Now a former royal aide has rejected the allegations, saying that he was sacked for not circulating the same story.
Saujanya Kumar Sulya Joshi was the personal secretary of Nepal’s Crown Prince Dipendra Bir Bikram Shah in June 2001 when Nepal’s popular king Birendra was gunned down in the tightly guarded Narayanhity royal palace in Kathmandu along with his queen Aishwarya and seven other relatives.
Soon after the bloodbath, his eldest son and heir Dipendra, who lay in a coma, was crowned the new king and also blamed for the carnage.
Palace officials said Dipendra had caused the havoc during a drugs and drinks-induced rage, after which he shot himself.
But the claim was rejected by Nepalis, who believed it was a conspiracy plotted by the slain king’s brother Gyanendra, who became the next monarch of Nepal.
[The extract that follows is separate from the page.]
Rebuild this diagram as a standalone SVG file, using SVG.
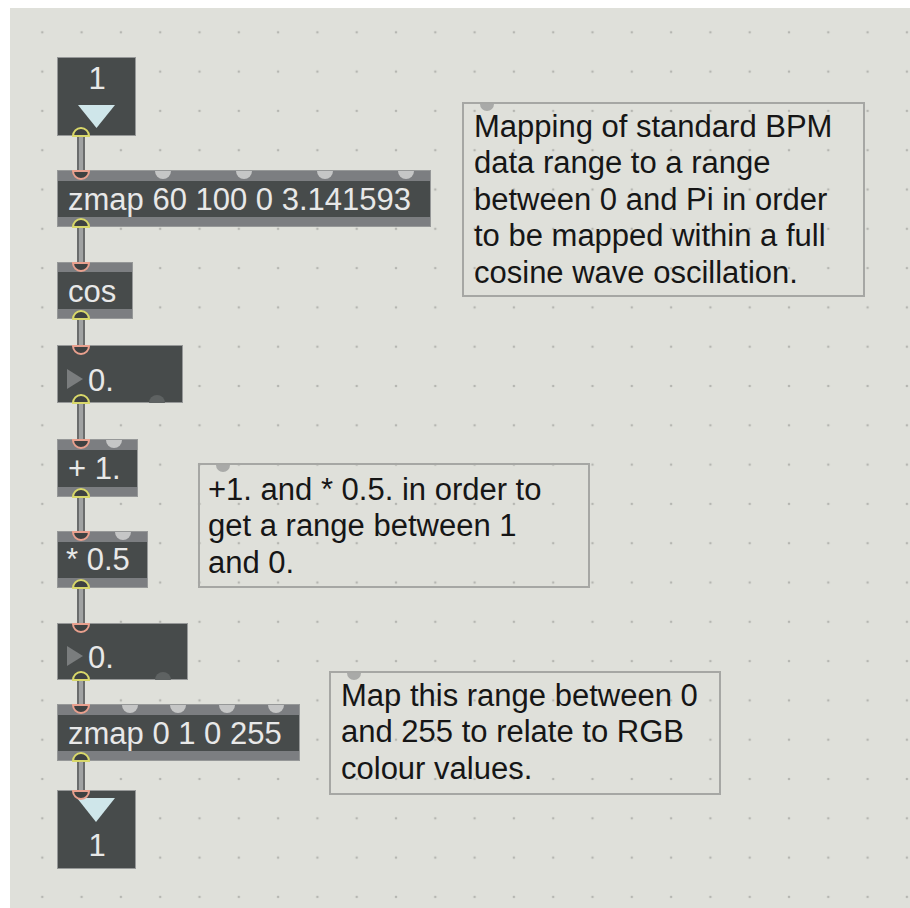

The old skeletons began rattling once more this month when Gyanendra’s son Paras, who has been living in Singapore after the tumultuous abolition of monarchy in the former Himalayan kingdom, told a Singaporean tabloid that Dipendra had several motives for killing his family.
Besides being thwarted in his wedding plans by his parents, Dipendra was also furious at his father agreeing to surrender the absolute power he had wielded in the past to an elected government, Paras alleged.
A third motive for the murder was being foiled in his attempt to make a fortune out of a weapon deal for the army, Paras said, adding that Dipendra had been mulling the assassination for almost a year.
But now, Paras’ interviews, that are calculated to project the dead crown prince as a killer anew, are being discounted by Dipendra’s personal secretary, who says he was sacked for refusing to toe the palace line on the massacre.
Joshi, 59, says the crown prince’s behaviour did not tally with Paras’ allegations.
Dipendra was the patron of Nepal’s Sports Council and on the eve of the killings was involved in planning the annual National Games.
He attended a sports meet and told the organisers to wait for him the next day, Joshi told the Jana Aastha weekly, which did not indicate he was planning an appalling massacre the next day.
Neither was Dipendra drunk or stoned on the day the tragedy occurred, Joshi said.
After the killings, palace officials pressured him to say that Dipendra was behind the slayings but he refused, Joshi told the weekly.
“Neither was I privy to Dipendra’s plans nor was I present at the august family dinner where the killings occurred,” Joshi said. “So my conscience would not allow me to say that the crown prince was the perpetrator.”
Joshi also said that the way the dead crown prince’s secretariat was disbanded immediately afterwards and seven people who had been familiar with his daily routine sacked raised doubts about new king Gyanendra’s motives.
“Gyanendra chose the lull time of Dashain festival (when Nepal enjoys its biggest holiday period) to appoint his own son Paras as the new crown prince,” Joshi said. “It created suspicions about his motive.”
The appointment of a new crown prince also made him wonder why the secretariat was dissolved then.
Joshi’s clinching argument that Dipendra did not point the gun at his parents has to do with King Birendra’s health.
Birendra had just survived a heart attack and it was feared that time was running out for him.
Dipendra, Joshi says, knew about his father’s condition. He simply had to wait a little longer to be the new king of Nepal and do things the way he wanted, including marrying the girl he loved.
“How long does the survivor of a cardiac arrest last,” Joshi asks. “When Dipendra knew this, was there any need for him to kill his father?”
The new theories about the palace massacre come after Nepal’s new government led by the former Maoist guerrillas pledged to begin a fresh investigation and bring the real culprits to book.